If it wins, however, there is no guarantee that one of the four votes will not agree with the argument made and will instead - as was Judge Corrigan - be subject to the “will of the people” thinking.

JTW
July 17th, 2008 | LINK

Timothy,

I’m worried less than you are about the way the Court would rule on the question, although I agree that there’s always a chance that we would lose.

My own legal analysis of the case presented in the briefs is that, from a constitutional law perspective, it is very compelling. (I can provide more detail about this upon request.) Above and beyond that, the case asks the 4-vote majority, “Did you mean what you said in the Marriage Cases?” My guess is that the answer will be “yes”–an opposite result would totally confound the legal principles laid down in the decision itself. But I concede that the possibility of a loss always exists, and that none of us can make a meaningful prediction as to the potential outcome.

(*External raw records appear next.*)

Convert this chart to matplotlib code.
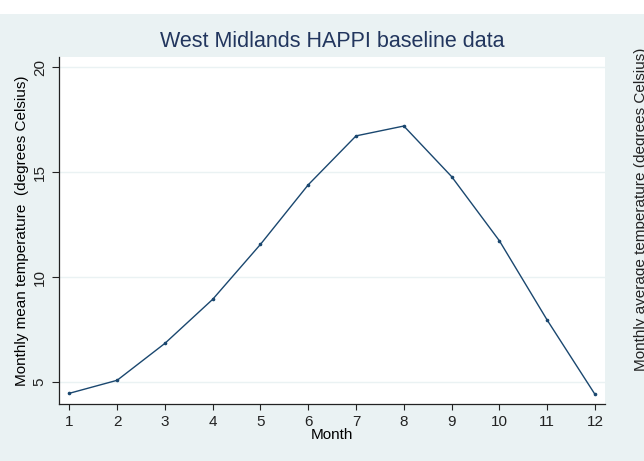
import matplotlib.pyplot as plt
from matplotlib.patches import Rectangle

plt.rcParams['font.family'] = ['Liberation Sans', 'DejaVu Sans']

# data
month = [1, 2, 3, 4, 5, 6, 7, 8, 9, 10, 11, 12]
temp = [4.46, 5.08, 6.84, 8.94, 11.56, 14.40, 16.73, 17.20, 14.79, 11.73, 7.95, 4.41]
yticks = [5, 10, 15, 20]

bg = '#eaf2f3'
navy = '#1a476f'

fig = plt.figure(figsize=(6.44, 4.61), dpi=100, facecolor='white')
# stata-like grey-blue background, white strip at top
fig.patches.append(Rectangle((0, 0), 1, (461 - 14) / 461, transform=fig.transFigure,
                             facecolor=bg, edgecolor='none', zorder=-10))

ax = fig.add_axes([59.3 / 644, (461 - 404) / 461, (605 - 59.3) / 644, (404 - 57) / 461])
ax.set_zorder(2)
ax.set_facecolor('white')

ax.plot(month, temp, color=navy, lw=1.0, marker='o', ms=1.6, mec=navy, mfc=navy)

ax.set_xlim(0.79, 12.21)
ax.set_ylim(3.95, 20.49)
ax.set_xticks(month)
ax.set_yticks(yticks)
ax.grid(axis='y', color=bg, lw=1.0)
ax.set_axisbelow(True)

for s in ['top', 'right']:
    ax.spines[s].set_visible(False)
for s in ['left', 'bottom']:
    ax.spines[s].set_color('#222222')
    ax.spines[s].set_linewidth(0.9)

ax.tick_params(axis='x', length=4, width=0.8, pad=4, labelsize=11, colors='#222222')
ax.tick_params(axis='y', length=5, width=0.8, pad=4, labelsize=11, colors='#222222')
for lab in ax.get_yticklabels():
    lab.set_rotation(90)
    lab.set_va('center')

ax.set_xlabel('Month', fontsize=11)
ax.xaxis.set_label_coords(0.5, -0.068)
ax.set_ylabel('Monthly mean temperature  (degrees Celsius)', fontsize=11)
ax.yaxis.set_label_coords(-0.056, 0.5)

fig.text(332 / 644, (461 - 46.7) / 461, 'West Midlands HAPPI baseline data',
         ha='center', va='baseline', fontsize=15.5, color='#22365e')

# second axis title, cut off at the right edge as in the original
fig.text(634 / 644, (461 - 209.5) / 461, 'Monthly average temperature (degrees Celsius)',
         rotation=90, ha='left', va='center', fontsize=11, color='#222222')

fig.savefig('out.png', dpi=100, facecolor='white')
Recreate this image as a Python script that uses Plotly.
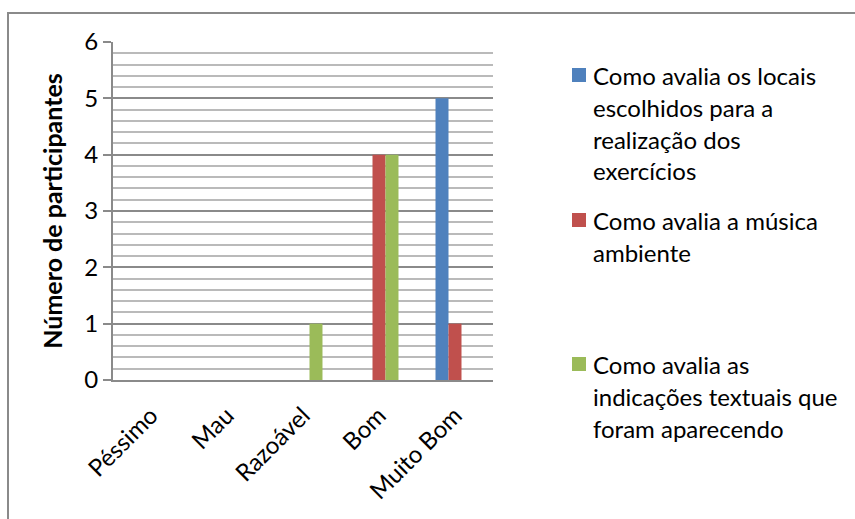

My greater concern–with which you seem to disagree–is that the proponents won’t give up. I would hate to appear as though I am accusing you of underestimating the resolve of persons opposed to our civil rights, but I’m absolutely convinced that their ability to fundraise–combined with their ardent desire to harm our families–will keep them coming back.

Even so, I am deeply appreciative of your positive take on the matter, and I hope against hope that you are right.

Here in D.C., with a sufficient amount of time and money, it’s fairly easy to get something done that nobody actually wants or needs (see, e.g., the repeal of the estate tax, which currently impacts less than 1% of the U.S. population). Perhaps this reality has given me a somewhat cynical view of political processes.

My fear, then, is that the lobbying principles that work so well in D.C. will be deployed to create a perpetual campaign against same-sex marriage in California. And I sincerely hope that I am wrong about that.

Jim Burroway
July 17th, 2008 | LINK

I wouldn’t be so sure that they won’t try again if Prop 8 fails in 2008. Prop 107 failed in Arizona in 2996, and they came right back again in 2008.

They are not going to let this go away.

Timothy Kincaid
July 17th, 2008 | LINK

Oh, I don’t think they’ll stop trying. I just don’t think they’ll be successful in getting a proposition onto the ballot more than maybe once more.

Remember in AZ it’s a “new” proposition, one that doesn’t ban civil unions.

But the CA amendment is the more benign, more likely to pass variety. If it doesn’t come awfully close to passing, the Doug Manchesters of the world aren’t going to want to fund another run.

And California is a peculiar state. As the lawyer for Protect Marriage said, attacking gay rights is a method that is “unlikely to succeed in California”. Once the voters choose not to “protect the definition of marriage”, there are simply no winning arguments left.

And with each passing year support for marriage increases. They may have already waited too late. There are no statewide elected officials backing this proposition, including the two Republicans: Governor and Insurance Commissioner.

I really believe that if Prop 8 fails, marriage equality is here to stay for the forseeable future.

But, of course, this is all speculation. I think our best bet is to band together and fight like wildcats to see it defeated.